Her magazine, however, seems to have taken her worshipful and easily led audience for granted. O, The Oprah Magazine celebrates the obvious in the most obviously obvious way possible. The publication relies on the tried and true--as well it should, given the brand's beyond-reproach status--meaning that we're treated to recipes and book lists and what I'll elegantly describe as "a really big photograph of Idaho." But while that might be a smart business decision, it doesn't exactly make for scintillating reading. A seven-page interview with CNN's Christiane Amanpour and Oprah doesn't deign to ask about the dreeeaaaammmy Anderson Cooper? What is this, U.S. News & World Report?
Any issue of O, The Oprah Magazine necessarily begins with the Oprah-tastic cover photo. Can you imagine some of the conversations that go on in the mag's art department? "No, we've already used Oprah being fitted for opera glasses and Oprah behind the wheel of the General Lee. How about Oprah wearing a beret while fly-fishing in the Ozarks with the two surviving Baldwin brothers?" This month, the cover theme might best be described as "Oprah, smiling, touching her chin." Man, that augurs bad things--BAD THINGS--for the pages that follow.
Or not. The September issue is as airy and eminently browsable as any magazine on the rack today. You get meticulously tailored items on successful women business owners, a few polite giggles in Martha Beck's "Why Can't Life Be Like TiVo?" exegesis, and a foldout calendar featuring a horrifying depiction of three pterodactyls ripping apart a young child limb by limb (okay, it's only a garden scene--just checking whether you were paying attention). There are style tips and advice columns aplenty, plus raves for jeans with apples embroidered on the ass and so-called "creamware" that "makes everyday meals feel sweeter." I hear you loud and clear, dude.
My disdain for simplemindedness aside, I recognize why O, The Oprah Magazine has resonated with readers. Tonally, it eschews the negative--most people likely get enough of that in their day-to-day lives, thank you very much--and design-wise, it presents every morsel of information colorfully and with a distinctly modern feel. Just look at the densely packed "Shopping for Fall" and "Getting Dressed" fashion spreads: shopping-only mags could learn a lot from their spare elegance.
But for me, all this ain't enough.

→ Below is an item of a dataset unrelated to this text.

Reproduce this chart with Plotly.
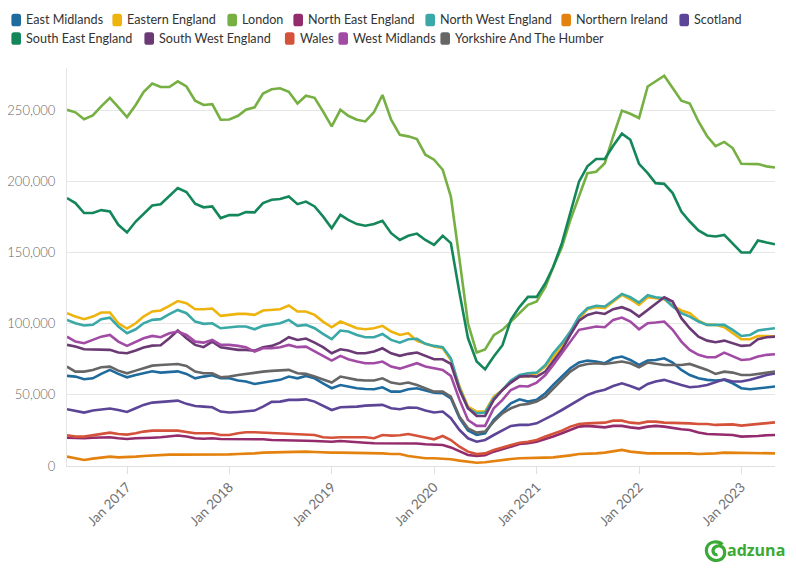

Through her book club, Oprah could convince the nation to devour Carrot Top's "Red on the Outside, Blue on the Inside" as if it were something out of the Richard Russo canon. Fortunately, she uses her gargantuan influence mostly for good, turning slack-jawed TV devotees onto essential fare like "Their Eyes Were Watching God." Yet despite her treacly opening and closing notes and her "O List" of recommendations, Oprah doesn't seem inclined to similarly throw her weight around on behalf of the mag that bears her name.
Somebody--either Goethe or Spider-Man's step-grampa--once said: "With great power comes great responsibility." And as witnessed by her book club and her astonishing charitable outreach, Oprah knows how to wield the baton. That sense of direction and purpose, however, is absent in the September issue of O, The Oprah Magazine. Too bad--she's got the grandest pulpit in the history of mass media, and she's missing an opportunity to raise the bar.